Happiest Season Review

Happiest Season
Harper (Mackenzie Davis) is travelling home for the festive season to spend Christmas with her parents and two sisters. When she realises her girlfriend, Abby (Kristen Stewart), will be spending the holidays alone, she decides they will both visit her family together. The catch? Harper’s family don’t know she’s gay.

by Ella Kemp |
Updated on
Release Date:

26 Nov 2020

Original Title:

Happiest Season

It’s the most wonderful time of the year: snow is falling, lights are twinkling, children travel home to visit their families and make new memories together. Everybody wants to have a perfect Christmas. But what happens when you throw in a secret that could potentially ruin everything? It’s what the women of Happiest Season — director Clea DuVall, co-writer Mary Holland, and stars Mackenzie Davis and Kristen Stewart – present with generosity, wit, love, and plenty of Christmas cheer.

Happiest Season

Harper (Davis) and Abby (Stewart) have a perfect relationship — loving, patient, understanding — but the stakes are about to get higher, and their devotion is about to be put to the test: Abby is planning on asking Harper to marry her on Christmas Day, and Harper has invited Abby home to spend the holidays with her family — who think both women are straight.

Stewart plays the frustration of keeping Harper’s secret perfectly, her often chilly physicality softening a bit in the name of love — the star infuses her performance with a sense of control, conveying moments of both comedy and vulnerability. She is aided by a sharp script from DuVall and Holland, so quotable you can already see the Happiest Season Cinematic Universe (HSCU) expanding before your eyes (“She is not a rice cooker,” Abby’s best friend points out, offended by the potential marriage proposal). Davis is engaging, too, as Harper, channelling a similar scared but loving energy to her character as that exhibited in Black Mirror’s ‘San Junipero’ episode – although where that storyline felt evenly split between its two lovers, this film belongs more to Abby.

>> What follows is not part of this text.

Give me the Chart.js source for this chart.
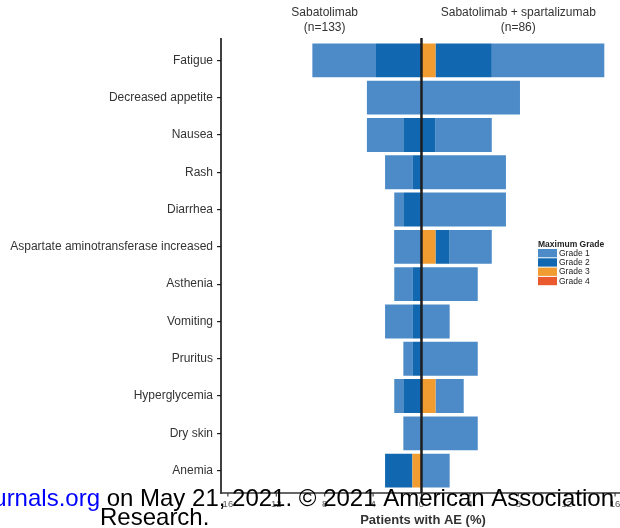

A lively, attractive paean to impressing and caring for the ones you love.

Happiest Season also thrives on the chemistry between its family members: Alison Brie has a blast playing uptight and acerbic older sister Sloane; Mary Steenburgen is endlessly entertaining as the self-conscious, social media-savvy matriarch; and every scene Mary Holland is in becomes all the better for it — no-one is better written than the desperately peppy middle sister, Jane. And then there’s Abby’s best friend John (_Schitt’s Creek_____’s Dan Levy on tremendous form) and Harper’s ex-girlfriend Riley (Aubrey Plaza, always a joy).

It’s an embarrassment of riches, a lively, attractive paean to impressing and caring for the ones you love which grapples with the impossible expectations of perfection and happiness — all in the name of a good Christmas. It’s more complicated than just saying the right words at the right time: the glee of the holidays, here, must be earned.

An ode to impossible expectations, pride, bravery and loyalty, Happiest Season wraps up everything you could want for Christmas in a neat, thoughtful little bow.